[WORK TO BE COMPLETED]
Beneath this line are entries. Copy the range from the line with "Write a Python" to the line with "ax.set_ylabel('USD Billion (net)', fontsize=11)", ends included, exactly; leave pictures out.

[GIVEN INFORMATION]
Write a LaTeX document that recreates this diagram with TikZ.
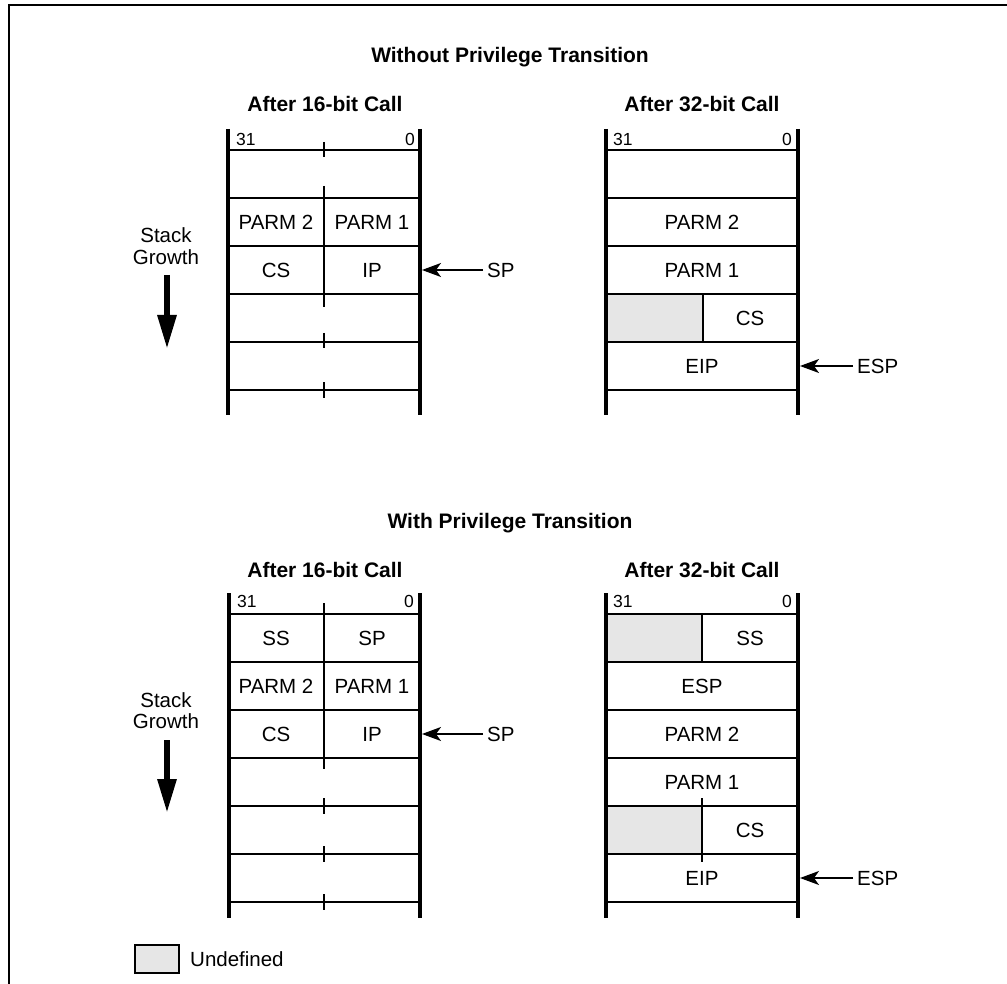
\documentclass[tikz,border=0pt]{standalone}
\usepackage{fontspec}
\setmainfont{Liberation Sans}
\usetikzlibrary{arrows.meta}
\definecolor{undefgray}{HTML}{E6E6E6}
\begin{document}
\begin{tikzpicture}[x=1pt,y=-1pt,
  thinln/.style={line width=1.3pt},
  wall/.style={line width=3.6pt},
  cell/.style={inner sep=0pt, font=\fontsize{20.5}{24}\selectfont},
  bitlbl/.style={inner sep=0pt, font=\fontsize{17.5}{20}\selectfont},
  ttl/.style={inner sep=0pt, anchor=base, font=\fontsize{21}{25}\selectfont\bfseries},
  ptrlbl/.style={inner ysep=0pt, inner xsep=4pt, anchor=west, font=\fontsize{20.5}{24}\selectfont},
  ptr/.style={line width=1.3pt, -{Stealth[length=19pt,width=14pt,inset=5pt]}},
  growth/.style={line width=6pt, -{Triangle[length=34pt,width=18pt]}},
  framln/.style={line width=2pt, line join=miter}]
\useasboundingbox (0,0) rectangle (1007,984);
\fill[white] (0,0) rectangle (1007,984);
% outer frame (top and left)
\draw[framln] (1007,5) -- (9,5) -- (9,984);

% ===================== Without Privilege Transition =====================
\node[ttl] (t1) at (510,63) {Without Privilege Transition};
\node[ttl] (t1a) at (325,112) {After 16-bit Call};
\node[ttl] (t1b) at (702,112) {After 32-bit Call};

% Stack growth (top)
\node[cell] (sg1a) at (166,235) {Stack};
\node[cell] (sg1b) at (166,257) {Growth};
\coordinate (g1s) at (167,275);
\coordinate (g1e) at (167,349);
\draw[growth] (g1s) -- (g1e);

% --- top-left stack
\foreach \y in {150,198,246,294,342,390} \draw[thinln] (228,\y) -- (420,\y);
\draw[thinln] (324,142) -- (324,157);
\draw[thinln] (324,186) -- (324,307);
\draw[thinln] (324,333) -- (324,348);
\draw[thinln] (324,382) -- (324,398);
\draw[wall] (228,129) -- (228,415);
\draw[wall] (420,129) -- (420,415);
\node[bitlbl, anchor=west] (a31) at (236,139) {31};
\node[bitlbl, anchor=east] (a0) at (415,139) {0};
\node[cell] (ap2) at (276,222) {PARM 2};
\node[cell] (ap1) at (372,222) {PARM 1};
\node[cell] (acs) at (276,270) {CS};
\node[cell] (aip) at (372,270) {IP};
\node[ptrlbl] (asp) at (483,270) {SP};
\coordinate (aptr) at (422,270);
\draw[ptr] (asp.west) -- (aptr);

% --- top-right stack
\fill[undefgray] (606,294) rectangle (703,342);
\foreach \y in {150,198,246,294,342,390} \draw[thinln] (606,\y) -- (798,\y);
\draw[thinln] (703,294) -- (703,342);
\draw[wall] (606,129) -- (606,415);
\draw[wall] (798,129) -- (798,415);
\node[bitlbl, anchor=west] (b31) at (613,139) {31};
\node[bitlbl, anchor=east] (b0) at (792,139) {0};
\node[cell] (bp2) at (702,222) {PARM 2};
\node[cell] (bp1) at (702,270) {PARM 1};
\node[cell] (bcs) at (750,318) {CS};
\node[cell] (beip) at (702,366) {EIP};
\node[ptrlbl] (besp) at (853,366) {ESP};
\coordinate (bptr) at (800,366);
\draw[ptr] (besp.west) -- (bptr);

% ===================== With Privilege Transition =====================
\node[ttl] (t2) at (510,528) {With Privilege Transition};
\node[ttl] (t2a) at (325,577) {After 16-bit Call};
\node[ttl] (t2b) at (702,577) {After 32-bit Call};

% Stack growth (bottom)
\node[cell] (sg2a) at (166,700) {Stack};
\node[cell] (sg2b) at (166,721) {Growth};
\coordinate (g2s) at (167,740);
\coordinate (g2e) at (167,813);
\draw[growth] (g2s) -- (g2e);

% --- bottom-left stack
\foreach \y in {614,662,710,758,806,854,902} \draw[thinln] (229,\y) -- (420,\y);
\draw[thinln] (324,603) -- (324,769);
\draw[thinln] (324,798) -- (324,814);
\draw[thinln] (324,846) -- (324,862);
\draw[thinln] (324,894) -- (324,910);
\draw[wall] (229,593) -- (229,918);
\draw[wall] (420,593) -- (420,918);
\node[bitlbl, anchor=west] (c31) at (237,601) {31};
\node[bitlbl, anchor=east] (c0) at (414,601) {0};
\node[cell] (css) at (276,638) {SS};
\node[cell] (csp) at (372,638) {SP};
\node[cell] (cp2) at (276,686) {PARM 2};
\node[cell] (cp1) at (372,686) {PARM 1};
\node[cell] (ccs) at (276,734) {CS};
\node[cell] (cip) at (372,734) {IP};
\node[ptrlbl] (csplbl) at (483,734) {SP};
\coordinate (cptr) at (422,734);
\draw[ptr] (csplbl.west) -- (cptr);

% --- bottom-right stack
\fill[undefgray] (606,614) rectangle (702,662);
\fill[undefgray] (606,806) rectangle (702,854);
\foreach \y in {614,662,710,758,806,854,902} \draw[thinln] (606,\y) -- (798,\y);
\draw[thinln] (702,614) -- (702,662);
\draw[thinln] (702,798) -- (702,862);
\draw[wall] (606,593) -- (606,918);
\draw[wall] (798,593) -- (798,918);
\node[bitlbl, anchor=west] (d31) at (613,601) {31};
\node[bitlbl, anchor=east] (d0) at (792,601) {0};
\node[cell] (dss) at (750,638) {SS};
\node[cell] (desp) at (702,686) {ESP};
\node[cell] (dp2) at (702,734) {PARM 2};
\node[cell] (dp1) at (702,782) {PARM 1};
\node[cell] (dcs) at (750,830) {CS};
\node[cell] (deip) at (702,878) {EIP};
\node[ptrlbl] (desplbl) at (853,878) {ESP};
\coordinate (dptr) at (800,878);
\draw[ptr] (desplbl.west) -- (dptr);

% legend
\draw[thinln, fill=undefgray] (135,945) rectangle (179,973);
\node[cell, anchor=west] (leg) at (190,959) {Undefined};
\end{tikzpicture}
\end{document}
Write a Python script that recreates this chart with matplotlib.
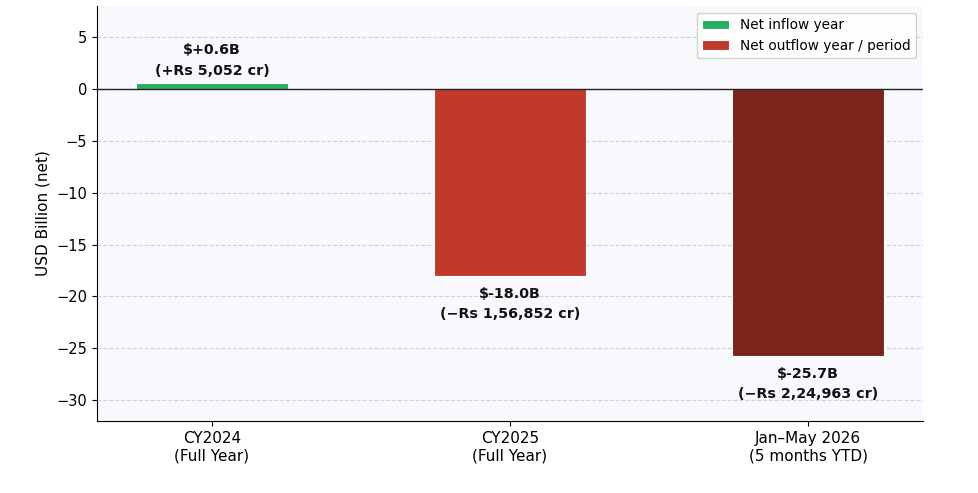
import numpy as np
import matplotlib.pyplot as plt

# data
periods = ['CY2024\n(Full Year)', 'CY2025\n(Full Year)', 'Jan\u2013May 2026\n(5 months YTD)']
net_usd_bn = [0.6, -18.0, -25.7]
rs_labels = ['(+Rs 5,052 cr)', '(\u2212Rs 1,56,852 cr)', '(\u2212Rs 2,24,963 cr)']
bar_colors = ['#27ae60', '#c0392b', '#7b241c']

fig, ax = plt.subplots(figsize=(9.79, 4.93), dpi=100)
fig.subplots_adjust(left=0.099, right=0.943, top=0.988, bottom=0.146)
ax.set_facecolor('#f8f9fc')

x = np.arange(len(periods))
bars = ax.bar(x, net_usd_bn, width=0.51, color=bar_colors, edgecolor='white', linewidth=0.8, zorder=3)

ax.axhline(0, color='#222222', linewidth=1.0, zorder=4)
ax.yaxis.grid(True, linestyle='--', color='#d0d3da', linewidth=0.8, zorder=0)
ax.set_axisbelow(True)

for xi, v, rs in zip(x, net_usd_bn, rs_labels):
    txt = f'${v:+.1f}B\n{rs}' if v > 0 else f'${v:.1f}B\n{rs}'
    if v > 0:
        ax.text(xi, v + 0.5, txt, ha='center', va='bottom', fontsize=10.3,
                fontweight='bold', linespacing=1.55, color='#111111')
    else:
        ax.text(xi, v - 1.1, txt, ha='center', va='top', fontsize=10.3,
                fontweight='bold', linespacing=1.55, color='#111111')

ax.set_xticks(x)
ax.set_xticklabels(periods, fontsize=11)
ax.tick_params(axis='y', labelsize=10.5)
ax.set_ylim(-32, 8)
ax.set_xlim(-0.386, 2.386)
ax.set_ylabel('USD Billion (net)', fontsize=11)

ax.spines['top'].set_visible(False)
ax.spines['right'].set_visible(False)

ax.legend([bars[0], bars[1]], ['Net inflow year', 'Net outflow year / period'],
          loc='upper right', fontsize=9.8, framealpha=0.9)

plt.savefig('out.png', dpi=100)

[WRITTEN REPLY]
Write a Python script that recreates this chart with matplotlib.
import numpy as np
import matplotlib.pyplot as plt

# data
periods = ['CY2024\n(Full Year)', 'CY2025\n(Full Year)', 'Jan\u2013May 2026\n(5 months YTD)']
net_usd_bn = [0.6, -18.0, -25.7]
rs_labels = ['(+Rs 5,052 cr)', '(\u2212Rs 1,56,852 cr)', '(\u2212Rs 2,24,963 cr)']
bar_colors = ['#27ae60', '#c0392b', '#7b241c']

fig, ax = plt.subplots(figsize=(9.79, 4.93), dpi=100)
fig.subplots_adjust(left=0.099, right=0.943, top=0.988, bottom=0.146)
ax.set_facecolor('#f8f9fc')

x = np.arange(len(periods))
bars = ax.bar(x, net_usd_bn, width=0.51, color=bar_colors, edgecolor='white', linewidth=0.8, zorder=3)

ax.axhline(0, color='#222222', linewidth=1.0, zorder=4)
ax.yaxis.grid(True, linestyle='--', color='#d0d3da', linewidth=0.8, zorder=0)
ax.set_axisbelow(True)

for xi, v, rs in zip(x, net_usd_bn, rs_labels):
    txt = f'${v:+.1f}B\n{rs}' if v > 0 else f'${v:.1f}B\n{rs}'
    if v > 0:
        ax.text(xi, v + 0.5, txt, ha='center', va='bottom', fontsize=10.3,
                fontweight='bold', linespacing=1.55, color='#111111')
    else:
        ax.text(xi, v - 1.1, txt, ha='center', va='top', fontsize=10.3,
                fontweight='bold', linespacing=1.55, color='#111111')

ax.set_xticks(x)
ax.set_xticklabels(periods, fontsize=11)
ax.tick_params(axis='y', labelsize=10.5)
ax.set_ylim(-32, 8)
ax.set_xlim(-0.386, 2.386)
ax.set_ylabel('USD Billion (net)', fontsize=11)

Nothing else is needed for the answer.